WSFA SPSFA = AWESOMEOctober 24th, 2010 at 14:01
Some of the more astute among you may have worked out that Alisa Krasnostein is over in Washington DC at the moment, where she just attended the prizegiving ceremony at Capclave. I’m delighted to announce that my story “Siren Beat,” published by Alisa last year, has just won the Washington SF Association Small Press Short Fiction Award.
Not only is this an enormous honour, there is also a trophy! How brilliant is that? I’ve never won a trophy before.
Here is the speech I gave Alisa to read, although apparently there was unlicensed adlibbing and the getting of laughs, so who knows what she actually said! *grins*
As an author, “Siren Beat” is the story that keeps giving back. I have been overwhelmed by the buzz and response to this story, which began as an experiment in trying to create urban fantasy with a distinctly Australian flavour. My Australia is not the outback or the crocodiles or the soap opera suburbs. I live in Hobart, a small city on the edge of a bright grey coastline; there’s nothing between us and Antarctica but a very cold wind.
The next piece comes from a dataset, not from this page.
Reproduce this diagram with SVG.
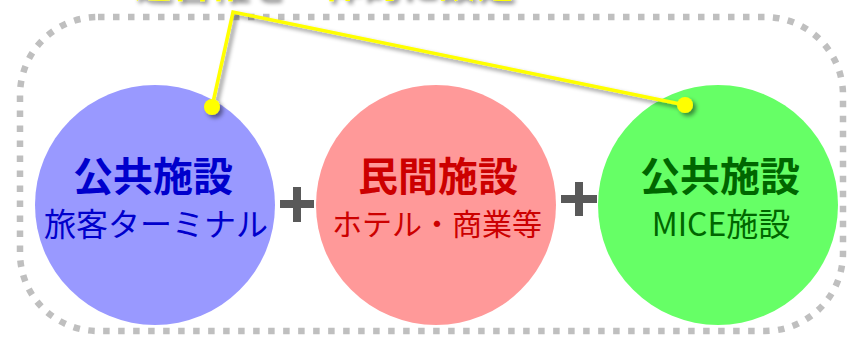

I loved bringing monsters to my hometown, and indulging in the Tasmanian obsessions with weather and seafood to drag a kraken and a handful of sirens into our harbour.
Receiving international recognition for a story I thought would not make sense to anyone but me is a tremendous honour, and I am very grateful for it. I am also delighted to announce that I recently received an Australia Council grant to write the first Nancy Napoleon novel, further exploring the characters and world of “Siren Beat.”
I would like to thank Alisa of Twelfth Planet Press, not only for publishing this story and creating such a beautiful book, but for taking up the challenge to fly halfway around the world to have an adventure I would have loved to attempt myself, if I was not at home with a baby glued to my left leg. Credit also goes to Marianne de Pierres, who originally inspired this story, to my partner Andrew who supports me with every definition of the word, and to Kaia Landelius, my Swedish Writing Fairy, who pitched in when I was struggling with one of the most confrontational scenes. Everyone needs a friend who will help them write tentacle smut.